=== Task brief ===
Leaving out every picture, retype the lines below from the top through the one that contains "freq_khz = list(range(0, 501))".

=== Recorded data ===
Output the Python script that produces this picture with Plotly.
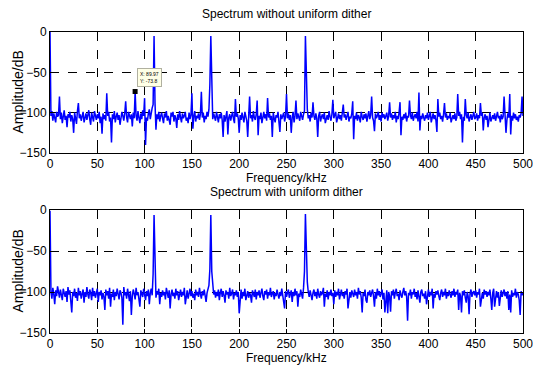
import plotly.graph_objects as go

# Frequency axis (kHz), 1 kHz bins 0..500
freq_khz = list(range(0, 501))

# Spectrum without uniform dither (dB)
amp_no_dither = [
    0, -104, -98, -110, -101, -107, -112, -99, -105, -103, -80, -108, -100, -113, -106, -97, -109, -104, -118, -102,
    -106, -99, -111, -103, -108, -125, -100, -105, -114, -98, -88, -107, -102, -110, -104, -99, -112, -106, -101, -109,
    -103, -97, -108, -115, -100, -106, -111, -98, -104, -109, -102, -107, -99, -113, -105, -126, -101, -108, -103, -110,
    -76, -104, -99, -111, -106, -137, -102, -108, -98, -112, -105, -100, -109, -103, -115, -107, -99, -104, -110, -101,
    -86, -106, -112, -99, -105, -108, -102, -117, -100, -107, -73.8, -104, -110, -98, -106, -113, -101, -108, -97, -104,
    -82, -140, -106, -110, -101, -96, -108, -99, -94, -90, -5, -88, -121, -102, -108, -99, -111, -104, -100, -107,
    -113, -101, -106, -98, -110, -104, -108, -115, -100, -105, -99, -111, -103, -107, -119, -102, -109, -98, -106, -112,
    -101, -107, -104, -99, -110, -106, -113, -100, -108, -103, -76, -120, -105, -98, -111, -104, -107, -101, -109, -102,
    -74, -106, -100, -112, -104, -108, -99, -105, -96, -65, -5, -88, -108, -101, -106, -110, -99, -104, -112, -102,
    -107, -100, -109, -130, -103, -111, -105, -98, -127, -106, -102, -110, -104, -99, -108, -113, -83, -105, -101, -107,
    -125, -103, -109, -100, -106, -112, -99, -104, -110, -130, -101, -80, -107, -103, -111, -98, -106, -109, -102, -85,
    -128, -104, -108, -100, -113, -105, -99, -107, -102, -110, -82, -106, -101, -109, -104, -130, -100, -107, -112, -103,
    -106, -99, -110, -124, -102, -108, -104, -100, -111, -105, -77, -107, -101, -109, -103, -125, -106, -99, -112, -104,
    -85, -108, -101, -106, -110, -99, -104, -109, -102, -98, -5, -68, -96, -107, -103, -111, -100, -106, -87, -104,
    -109, -101, -107, -130, -104, -99, -111, -105, -102, -108, -100, -113, -106, -103, -109, -98, -105, -110, -102, -84,
    -107, -104, -99, -112, -106, -101, -108, -103, -110, -100, -90, -106, -102, -109, -104, -99, -111, -105, -107, -101,
    -86, -133, -104, -108, -100, -110, -103, -106, -112, -99, -105, -109, -102, -107, -101, -111, -104, -98, -108, -103,
    -80, -106, -110, -123, -101, -107, -104, -99, -109, -103, -111, -100, -106, -102, -108, -105, -100, -110, -104, -87,
    -106, -101, -109, -103, -107, -99, -112, -104, -108, -100, -87, -128, -105, -109, -102, -107, -100, -111, -104, -106,
    -85, -103, -108, -100, -110, -105, -102, -107, -99, -111, -75, -122, -104, -108, -101, -106, -110, -103, -107, -100,
    -109, -104, -99, -112, -106, -101, -108, -103, -110, -124, -83, -105, -100, -108, -104, -111, -102, -88, -106, -101,
    -109, -104, -107, -100, -112, -105, -103, -108, -101, -110, -106, -77, -104, -99, -108, -102, -137, -105, -110, -83,
    -103, -107, -100, -111, -105, -102, -109, -104, -99, -108, -106, -101, -110, -103, -107, -88, -104, -100, -122, -106,
    -102, -109, -104, -118, -107, -100, -111, -105, -103, -108, -101, -110, -106, -99, -107, -104, -112, -102, -108, -105,
    -80, -103, -125, -109, -101, -106, -77, -127, -104, -110, -100, -107, -102, -109, -105, -111, -103, -106, -101, -80,
    -104,
]

# Spectrum with uniform dither (dB)
amp_dither = [
    -1, -100, -108, -95, -103, -115, -98, -105, -93, -101, -107, -97, -104, -110, -96, -102, -106, -99, -112, -94,
    -103, -98, -109, -125, -100, -105, -96, -107, -101, -111, -95, -104, -99, -108, -102, -97, -113, -100, -106, -94,
    -103, -108, -97, -101, -110, -95, -105, -99, -107, -102, -96, -112, -100, -104, -98, -109, -101, -106, -122, -97,
    -104, -99, -108, -95, -118, -102, -106, -97, -110, -100, -105, -96, -103, -109, -98, -101, -107, -140, -94, -104,
    -100, -108, -96, -103, -111, -99, -128, -105, -97, -102, -109, -95, -104, -100, -107, -118, -98, -103, -106, -96,
    -102, -110, -99, -105, -97, -115, -101, -96, -104, -78, -6, -85, -107, -99, -103, -96, -115, -101, -106, -98,
    -104, -100, -109, -95, -102, -107, -98, -120, -103, -97, -105, -101, -108, -96, -104, -99, -110, -102, -97, -106,
    -100, -104, -95, -115, -103, -98, -108, -101, -96, -105, -99, -107, -102, -110, -97, -104, -100, -106, -95, -103,
    -108, -99, -104, -97, -105, -112, -101, -96, -92, -72, -6, -75, -92, -103, -98, -107, -100, -105, -97, -110,
    -101, -96, -106, -99, -104, -113, -98, -103, -100, -108, -95, -105, -102, -97, -109, -101, -104, -98, -106, -100,
    -126, -103, -97, -108, -100, -105, -96, -110, -102, -99, -107, -101, -104, -113, -98, -103, -106, -97, -109, -100,
    -104, -98, -107, -101, -96, -105, -110, -99, -103, -97, -108, -100, -104, -95, -106, -102, -99, -109, -101, -105,
    -97, -103, -108, -100, -105, -96, -104, -110, -120, -99, -106, -101, -97, -107, -103, -98, -112, -100, -105, -96,
    -104, -99, -118, -102, -106, -97, -103, -108, -95, -75, -5, -68, -88, -100, -106, -98, -104, -110, -101, -97,
    -105, -100, -108, -96, -103, -107, -99, -104, -101, -95, -118, -102, -106, -98, -109, -100, -104, -97, -105, -101,
    -115, -98, -106, -100, -104, -96, -109, -102, -97, -105, -101, -108, -99, -103, -96, -120, -104, -100, -107, -98,
    -102, -106, -97, -104, -100, -108, -95, -103, -99, -107, -125, -101, -105, -97, -110, -113, -100, -104, -98, -106,
    -101, -97, -105, -118, -100, -108, -96, -104, -99, -106, -102, -97, -109, -101, -125, -103, -98, -126, -100, -105,
    -124, -99, -104, -97, -108, -101, -96, -105, -102, -110, -98, -103, -107, -100, -95, -104, -99, -106, -135, -101,
    -104, -97, -108, -100, -103, -96, -106, -101, -109, -98, -104, -113, -100, -97, -105, -102, -108, -99, -115, -103,
    -97, -106, -100, -104, -96, -120, -102, -107, -99, -103, -98, -105, -110, -101, -97, -106, -100, -104, -96, -108,
    -101, -105, -98, -103, -107, -99, -104, -96, -106, -100, -103, -97, -122, -101, -105, -125, -99, -104, -98, -107,
    -113, -100, -105, -127, -102, -97, -106, -101, -99, -104, -98, -107, -100, -103, -96, -118, -105, -101, -108, -97,
    -103, -99, -106, -100, -104, -97, -108, -122, -101, -96, -118, -103, -99, -107, -100, -117, -104, -98, -106, -101,
    -97, -105, -100, -108, -99, -122, -103, -125, -98, -106, -101, -104, -96, -107, -100, -103, -110, -128, -99, -104,
    -101,
]

titles = ["Spectrum without uniform dither", "Spectrum with uniform dither"]
x_title = "Frequency/kHz"
y_title = "Amplitude/dB"
x_ticks = [0, 50, 100, 150, 200, 250, 300, 350, 400, 450, 500]
y_ticks = [0, -50, -100, -150]
datatip_x = 89.97
datatip_y = -73.8

W, H = 533, 365
FONT = "Liberation Sans, Arial, Helvetica, sans-serif"

# pixel layout
px_left, px_right = 50, 523
top_px = (32, 153)
bot_px = (210, 333)

def ydom(p):
    return [1 - p[1] / H, 1 - p[0] / H]

xdom = [px_left / W, px_right / W]

fig = go.Figure()
fig.add_trace(go.Scatter(x=freq_khz, y=amp_no_dither, mode="lines",
                         line=dict(color="#0000FF", width=1.5), xaxis="x", yaxis="y",
                         showlegend=False, hoverinfo="skip"))
fig.add_trace(go.Scatter(x=freq_khz, y=amp_dither, mode="lines",
                         line=dict(color="#0000FF", width=1.5), xaxis="x2", yaxis="y2",
                         showlegend=False, hoverinfo="skip"))
fig.add_trace(go.Scatter(x=[datatip_x], y=[datatip_y], mode="markers",
                         marker=dict(color="black", size=5, symbol="square"),
                         xaxis="x", yaxis="y", showlegend=False, hoverinfo="skip"))

axis_common = dict(
    showline=True, linecolor="black", linewidth=1, mirror="allticks",
    ticks="inside", ticklen=4, tickcolor="black", automargin=False,
    showgrid=True, gridcolor="black", griddash="dash", gridwidth=1,
    zeroline=False, tickfont=dict(family=FONT, size=12, color="black"),
    ticklabeloverflow="allow",
)

fig.update_layout(
    width=W, height=H,
    margin=dict(l=0, r=0, t=0, b=0, autoexpand=False),
    paper_bgcolor="white", plot_bgcolor="white",
    xaxis=dict(domain=xdom, range=[0, 500], tickvals=x_ticks, anchor="y", **axis_common),
    yaxis=dict(domain=ydom(top_px), range=[-150, 0], tickvals=y_ticks, anchor="x", **axis_common),
    xaxis2=dict(domain=xdom, range=[0, 500], tickvals=x_ticks, anchor="y2", **axis_common),
    yaxis2=dict(domain=ydom(bot_px), range=[-150, 0], tickvals=y_ticks, anchor="x2", **axis_common),
)

cx = (px_left + px_right) / 2 / W
ann = []
for i, p in enumerate([top_px, bot_px]):
    ann.append(dict(text=titles[i], x=cx, y=1 - (p[0] - 9) / H, xref="paper", yref="paper",
                    xanchor="center", yanchor="bottom", showarrow=False,
                    font=dict(family=FONT, size=12, color="black")))
    ann.append(dict(text=x_title, x=cx, y=1 - (p[1] + 25) / H, xref="paper", yref="paper",
                    xanchor="center", yanchor="middle", showarrow=False,
                    font=dict(family=FONT, size=12, color="black")))
    ann.append(dict(text=y_title, x=17 / W, y=1 - ((p[0] + p[1]) / 2) / H, xref="paper", yref="paper",
                    xanchor="center", yanchor="middle", textangle=-90, showarrow=False,
                    font=dict(family=FONT, size=14, color="black")))

ann.append(dict(text="X: 89.97<br>Y: -73.8", x=92, y=-56, xref="x", yref="y",
                xanchor="left", yanchor="middle", showarrow=False, align="left",
                bgcolor="#FFFFE6", bordercolor="#B0B0A0", borderwidth=1, borderpad=2,
                font=dict(family=FONT, size=5, color="black")))
fig.update_layout(annotations=ann)

fig.write_html(
    "out.html",
    config={"displayModeBar": False},
    post_script="document.body.style.margin='0';document.body.style.overflow='hidden';",
)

=== Result of the exercise ===
Output the Python script that produces this picture with Plotly.
import plotly.graph_objects as go

# Frequency axis (kHz), 1 kHz bins 0..500
freq_khz = list(range(0, 501))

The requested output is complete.